É. «La thématique s’est rapidement imposée à nous. Nous cherchions un thème avec une perspective historique importante, un sujet qui peut toucher les lecteurs et lectrices et qui reste d’actualité. Nous voulions que les auteurs et autrices aient d’emblée le goût d’embarquer dans notre projet, et pour ça, ça nous prenait une thématique forte. Au Québec, en raison de notre situation géographique, la langue est un sujet qui nous touche collectivement, et nous avons donc décidé d’aller dans ce sens-là, en élargissant un peu cette idée.»
R. «Si on regarde l’histoire contemporaine du Québec, on se rend bien compte que la question de la langue revient constamment dans l’actualité. Bill 22, loi 101, protection du français à Montréal: tout cela s’ajoute aux 400 ans de l’histoire du Québec, de la Nouvelle-France jusqu’à la Confédération en passant par la Conquête. De tous temps, la langue a été une préoccupation constante dans notre coin de pays. Toutefois, nous ne voulions pas nous limiter à la survie de la langue française et nous avons dès le départ ouvert la porte aux autres langues de l’Amérique du Nord. C’est ce qui nous a permis de recevoir des textes sur le tutchone du Nord, l’abénaquis, le wendat et le ladino.»
Au fil des histoires, le lecteur sillonne notamment les routes de l’Acadie, de l’Alberta, du Yukon ou du Québec. Où êtes-vous allés chercher les différents auteurs qui ont collaboré à ce livre, et sur quels critères vous êtes-vous basés pour constituer ce corpus?
R. «Dès le départ, nous nous sommes donné le mandat d’assurer une représentation diversifiée d’auteurs et autrices de fiction et d’historiens et historiennes (finalement, nous avons élargi aux géographes et ethnologues). C’était notre idée de départ de marier dans un même recueil des genres qui ne sont pas habitués de se côtoyer. Puis, nous visions une parité entre les hommes et les femmes. Nous avions également un troisième critère, celui d’avoir des représentants des Premières Nations. Et nous sommes partis à la recherche des personnes qui pourraient accepter ce genre de défi.»

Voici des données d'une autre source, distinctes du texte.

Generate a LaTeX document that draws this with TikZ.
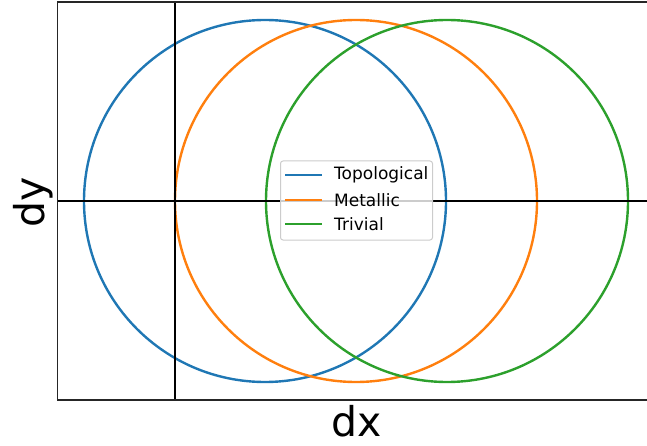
\documentclass[tikz,border=0pt]{standalone}
\usepackage{fontspec}
\setmainfont{DejaVu Sans}
\definecolor{tabblue}{HTML}{1F77B4}
\definecolor{taborange}{HTML}{FF7F0E}
\definecolor{tabgreen}{HTML}{2CA02C}
\begin{document}
\begin{tikzpicture}[x=1pt,y=-1pt,
  circ/.style={line width=2.4pt},
  axisline/.style={line width=2.4pt,black},
  frameline/.style={line width=1.4pt,black!85},
  legtext/.style={anchor=west,inner sep=0pt,font=\fontsize{17}{20}\selectfont},
  axlabel/.style={inner sep=0pt,font=\fontsize{41}{48}\selectfont}]
\useasboundingbox (0,0) rectangle (647,446);
\coordinate (cb) at (265,201);
\coordinate (co) at (356,201);
\coordinate (cg) at (447,201);
\draw[circ,tabblue] (cb) circle[radius=181];
\draw[circ,taborange] (co) circle[radius=181];
\draw[circ,tabgreen] (cg) circle[radius=181];
% axis lines
\coordinate (vt) at (175,2);
\coordinate (vb) at (175,400);
\coordinate (hl) at (57.5,201);
\coordinate (hr) at (647,201);
\draw[axisline] (vt) -- (vb);
\draw[axisline] (hl) -- (hr);
% frame
\coordinate (fbl) at (57.5,400);
\coordinate (ftl) at (57.5,2);
\coordinate (ftr) at (647,2);
\coordinate (fbr) at (647,400);
\draw[frameline] (fbr) -- (fbl) -- (ftl) -- (ftr);
% legend
\node[draw=black!20,line width=1pt,fill=white,fill opacity=0.8,rounded corners=2.5pt,
  minimum width=152pt,minimum height=79pt,inner sep=0pt] (leg) at (356.5,200.5) {};
\coordinate (l1a) at (285,175); \coordinate (l1b) at (322,175);
\coordinate (l2a) at (285,200); \coordinate (l2b) at (322,200);
\coordinate (l3a) at (285,224); \coordinate (l3b) at (322,224);
\draw[circ,tabblue] (l1a) -- (l1b);
\draw[circ,taborange] (l2a) -- (l2b);
\draw[circ,tabgreen] (l3a) -- (l3b);
\node[legtext] (t1) at (334,175) {Topological};
\node[legtext] (t2) at (334,200) {Metallic};
\node[legtext] (t3) at (334,224) {Trivial};
\node[axlabel] (dx) at (357,421) {dx};
\node[axlabel,rotate=90] (dy) at (33,202) {dy};
\end{tikzpicture}
\end{document}
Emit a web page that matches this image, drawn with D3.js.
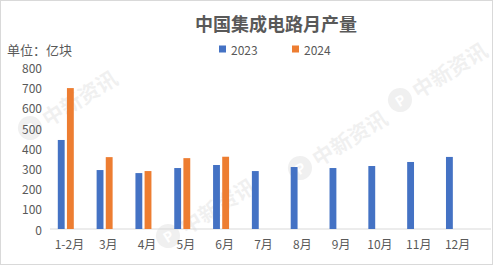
<!DOCTYPE html>
<html lang='zh'>
<head>
  <meta charset='UTF-8'>
  <title>中国集成电路月产量</title>
  <style type='text/css'>
    body {
      margin: 0;
      background: #fff;
      font-family: 'Noto Sans CJK SC', sans-serif;
    }
    text {
      fill: #595959;
    }
    .watermark text {
      fill: #000;
    }
  </style>
  <script type='text/javascript' src='https://d3js.org/d3.v7.min.js'></script>
</head>
<body>
  <script type='text/javascript'>
    const months = ['1-2月', '3月', '4月', '5月', '6月', '7月', '8月', '9月', '10月', '11月', '12月']
    const series = ['2023', '2024']
    const values2023 = [441, 292, 277, 302, 317, 287, 307, 302, 312, 332, 357]
    const values2024 = [698, 356, 287, 351, 358]
    const yTicks = [0, 100, 200, 300, 400, 500, 600, 700, 800]
    const colors = ['#4472C4', '#ED7D31']

    const width = 494
    const height = 266

    const svg = d3.select('body').append('svg')
      .attr('width', width)
      .attr('height', height)

    // outer frame
    svg.append('rect')
      .attr('x', 0.5)
      .attr('y', 0.5)
      .attr('width', 492)
      .attr('height', 264)
      .attr('fill', '#fff')
      .attr('stroke', '#d9d9d9')

    // faint logo watermarks (only the ones lying fully inside)
    const marks = [[30, 128], [168, 236], [300, 168], [400, 100]]
    const wm = svg.append('g').attr('class', 'watermark')
    marks.forEach(([mx, my]) => {
      const g = wm.append('g')
        .attr('transform', `translate(${mx},${my}) rotate(-32)`)
        .attr('opacity', 0.055)
      g.append('circle').attr('cx', 0).attr('cy', 0).attr('r', 12).attr('fill', '#000')
      g.append('text')
        .attr('x', 0).attr('y', 0)
        .attr('text-anchor', 'middle')
        .attr('dominant-baseline', 'central')
        .style('font-size', '14px').style('font-weight', 700)
        .style('fill', '#fff')
        .text('P')
      g.append('text')
        .attr('x', 16).attr('y', 0)
        .attr('dominant-baseline', 'central')
        .style('font-size', '21px').style('font-weight', 700)
        .text('中新资讯')
    })

    const x = d3.scaleBand().domain(months).range([50, 477])
    const xSub = d3.scaleBand().domain(series).range([7.8, 23.8]).paddingInner(0.25)
    const y = d3.scaleLinear().domain([0, 800]).range([229, 67.5])

    // baseline
    svg.append('line')
      .attr('x1', x.range()[0])
      .attr('x2', 491)
      .attr('y1', y(0))
      .attr('y2', y(0))
      .attr('stroke', '#d9d9d9')
      .attr('stroke-width', 1)

    // y tick labels
    svg.append('g').selectAll('text')
      .data(yTicks)
      .join('text')
      .attr('x', 42)
      .attr('y', d => y(d))
      .attr('text-anchor', 'end')
      .attr('dominant-baseline', 'central')
      .style('font-size', '12px')
      .text(d => d)

    // x labels
    svg.append('g').selectAll('text')
      .data(months)
      .join('text')
      .attr('x', d => x(d) + x.bandwidth() / 2)
      .attr('y', 243)
      .attr('text-anchor', 'middle')
      .attr('dominant-baseline', 'central')
      .style('font-size', '12px')
      .text(d => d)

    const data = [values2023, values2024]
    data.forEach((vals, si) => {
      svg.append('g').selectAll('rect')
        .data(vals)
        .join('rect')
        .attr('x', (d, i) => x(months[i]) + xSub(series[si]))
        .attr('width', xSub.bandwidth())
        .attr('y', d => y(d))
        .attr('height', d => y(0) - y(d))
        .attr('fill', colors[si])
    })

    // title
    svg.append('text')
      .attr('x', 276)
      .attr('y', 23)
      .attr('text-anchor', 'middle')
      .attr('dominant-baseline', 'central')
      .style('font-size', '18px')
      .style('font-weight', 700)
      .text('中国集成电路月产量')

    // unit
    svg.append('text')
      .attr('x', 7)
      .attr('y', 49)
      .attr('dominant-baseline', 'central')
      .style('font-size', '13px')
      .text('单位：亿块')

    // legend
    const legend = svg.selectAll('.legend')
      .data(series)
      .join('g')
      .attr('class', 'legend')
      .attr('transform', (d, i) => `translate(${219 + i * 73},49)`)

    legend.append('rect')
      .attr('x', 0)
      .attr('y', -3.5)
      .attr('width', 7)
      .attr('height', 7)
      .attr('fill', (d, i) => colors[i])

    legend.append('text')
      .attr('x', 12)
      .attr('y', 0)
      .attr('dominant-baseline', 'central')
      .style('font-size', '12px')
      .text(d => d)
  </script>
</body>
</html>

É. «Nous voulions aller chercher des participants dont nous connaissions la compétence, les publications antérieures, la bibliographie, des gens avec qui on aimerait travailler. Comme c’est un livre publié dans une maison d’édition en histoire, la qualité de la dimension historique des nouvelles était importante pour nous. Nous avons élaboré une liste de personnes à contacter, nous en avons discuté, fait consensus, et nous avons envoyé notre offre de participation. Nous avons reçu quelques refus bien sûr, des gens qui n’étaient pas intéressés par l’exercice ou trop occupés, mais au final, nous sommes vraiment satisfaits de notre sélection!»
Ensemble ou séparément, avez-vous déjà d’autres projets en tête? On aimerait savoir ce qui vous occupera en 2021!
É. «Je suis présentement bien occupée avec mes mandats de consultation en histoire, ce qui me prend la plupart de mon temps! Et mon deuxième bébé est en route, alors je dirais que ça occupera bien une partie de mon année 2021, oui!»
R. «Je travaille présentement sur le troisième recueil de nouvelles pour les jeunes lecteurs du primaire. Après Mystères à l’école et Les nouveaux mystères à l’école, ce troisième tome s’intitulera Les petits mystères à l’école. À plus long terme, je travaille à élaborer un quatrième tome avec une thématique un peu plus risquée, mais qui pourrait toucher une problématique très actuelle.»
É et R. «Oui, nous avons un deuxième projet ensemble qui alliera encore l’histoire et la littérature. L’idée de départ est définie, le concept s’élabore graduellement et nous commençons nos recherches de contenus. Mais on garde le secret de la thématique!»